* begin Material for this exercise *

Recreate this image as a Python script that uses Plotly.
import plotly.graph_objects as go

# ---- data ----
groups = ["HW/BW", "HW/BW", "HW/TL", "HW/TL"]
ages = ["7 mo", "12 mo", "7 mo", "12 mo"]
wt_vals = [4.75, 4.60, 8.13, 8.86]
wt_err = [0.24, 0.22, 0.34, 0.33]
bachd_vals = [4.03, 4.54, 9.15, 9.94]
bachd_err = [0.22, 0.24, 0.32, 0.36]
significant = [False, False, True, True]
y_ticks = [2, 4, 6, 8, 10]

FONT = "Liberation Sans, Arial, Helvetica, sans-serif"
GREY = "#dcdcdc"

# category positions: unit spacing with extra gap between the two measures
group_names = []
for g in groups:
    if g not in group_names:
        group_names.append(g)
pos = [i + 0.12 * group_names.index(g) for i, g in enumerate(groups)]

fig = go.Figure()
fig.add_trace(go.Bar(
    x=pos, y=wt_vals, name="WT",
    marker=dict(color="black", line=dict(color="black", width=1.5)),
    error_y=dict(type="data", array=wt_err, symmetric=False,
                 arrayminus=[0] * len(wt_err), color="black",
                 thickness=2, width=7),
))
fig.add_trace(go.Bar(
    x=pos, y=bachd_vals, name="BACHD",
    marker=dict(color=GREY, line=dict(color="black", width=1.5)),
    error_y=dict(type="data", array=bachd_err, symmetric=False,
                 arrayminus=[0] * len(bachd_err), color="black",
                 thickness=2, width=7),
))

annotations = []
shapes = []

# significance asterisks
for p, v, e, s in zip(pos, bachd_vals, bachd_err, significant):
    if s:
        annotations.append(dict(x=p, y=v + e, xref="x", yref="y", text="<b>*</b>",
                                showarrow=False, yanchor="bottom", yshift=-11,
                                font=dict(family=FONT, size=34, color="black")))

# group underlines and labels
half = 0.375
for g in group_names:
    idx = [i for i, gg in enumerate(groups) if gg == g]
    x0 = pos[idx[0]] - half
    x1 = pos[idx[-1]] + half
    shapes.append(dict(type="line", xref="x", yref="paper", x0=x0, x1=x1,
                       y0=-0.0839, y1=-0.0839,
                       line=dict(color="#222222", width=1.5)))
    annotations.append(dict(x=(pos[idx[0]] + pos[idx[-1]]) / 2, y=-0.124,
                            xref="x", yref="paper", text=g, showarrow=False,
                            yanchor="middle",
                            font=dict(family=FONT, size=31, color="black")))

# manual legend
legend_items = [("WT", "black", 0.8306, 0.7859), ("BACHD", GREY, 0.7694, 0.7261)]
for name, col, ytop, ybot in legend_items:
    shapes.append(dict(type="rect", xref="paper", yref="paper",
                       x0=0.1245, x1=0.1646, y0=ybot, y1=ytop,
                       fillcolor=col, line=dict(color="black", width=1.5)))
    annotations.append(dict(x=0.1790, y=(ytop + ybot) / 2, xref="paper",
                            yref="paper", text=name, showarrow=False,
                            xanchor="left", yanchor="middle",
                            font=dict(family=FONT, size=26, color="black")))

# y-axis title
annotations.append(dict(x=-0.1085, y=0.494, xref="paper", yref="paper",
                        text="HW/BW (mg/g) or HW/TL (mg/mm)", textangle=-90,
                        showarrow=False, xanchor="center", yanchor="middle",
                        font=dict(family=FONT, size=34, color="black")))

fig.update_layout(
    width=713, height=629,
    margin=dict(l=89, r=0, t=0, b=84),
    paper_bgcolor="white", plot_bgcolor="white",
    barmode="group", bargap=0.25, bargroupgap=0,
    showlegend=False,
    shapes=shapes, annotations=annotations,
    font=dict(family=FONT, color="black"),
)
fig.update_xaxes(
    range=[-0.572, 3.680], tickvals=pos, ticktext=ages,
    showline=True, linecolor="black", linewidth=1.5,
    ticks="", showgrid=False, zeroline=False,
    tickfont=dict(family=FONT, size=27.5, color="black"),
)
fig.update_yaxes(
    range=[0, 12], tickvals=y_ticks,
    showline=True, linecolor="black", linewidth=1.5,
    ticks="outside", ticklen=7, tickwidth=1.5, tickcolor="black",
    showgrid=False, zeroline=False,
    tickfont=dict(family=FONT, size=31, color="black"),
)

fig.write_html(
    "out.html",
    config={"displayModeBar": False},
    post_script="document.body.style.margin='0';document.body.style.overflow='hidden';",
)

* end Material for this exercise *
* begin Material for this exercise *

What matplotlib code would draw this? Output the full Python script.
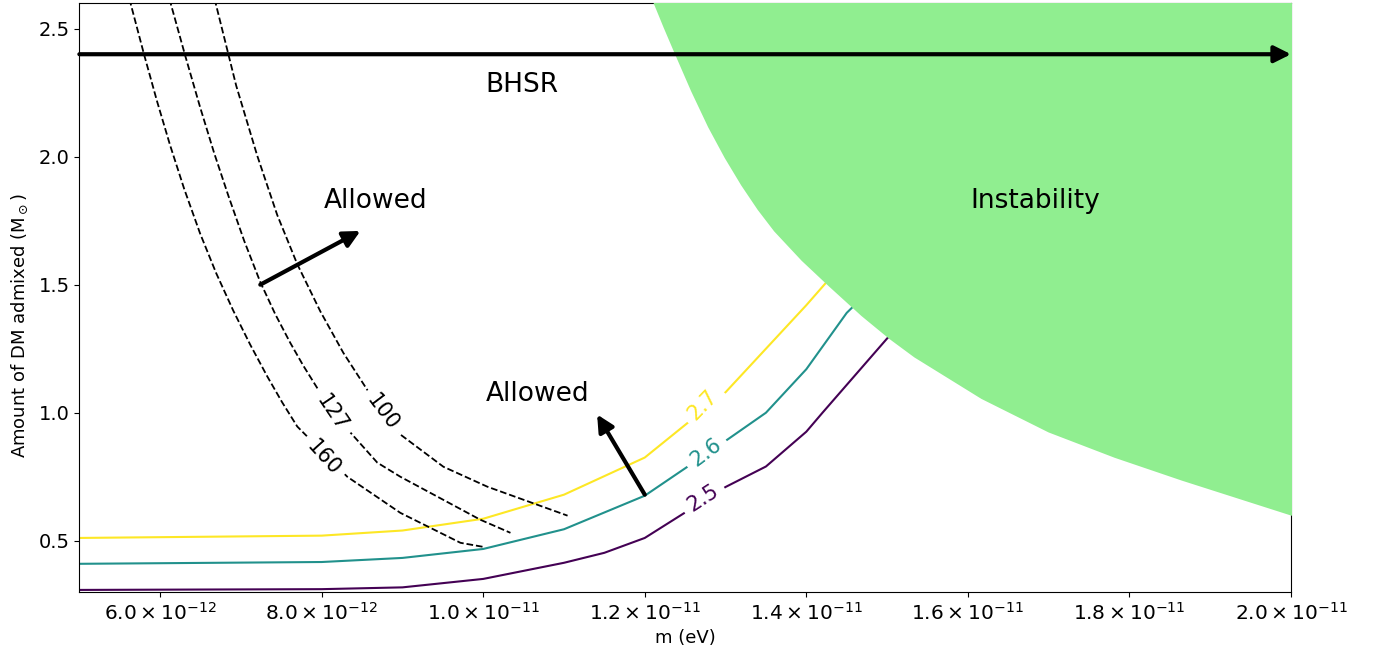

* end Material for this exercise *

- Exercise task: Retype the entries above exactly, but only from the line containing "Recreate this image" through the line containing "import plotly.graph_objects as go", both included.

- Full output:
Recreate this image as a Python script that uses Plotly.
import plotly.graph_objects as go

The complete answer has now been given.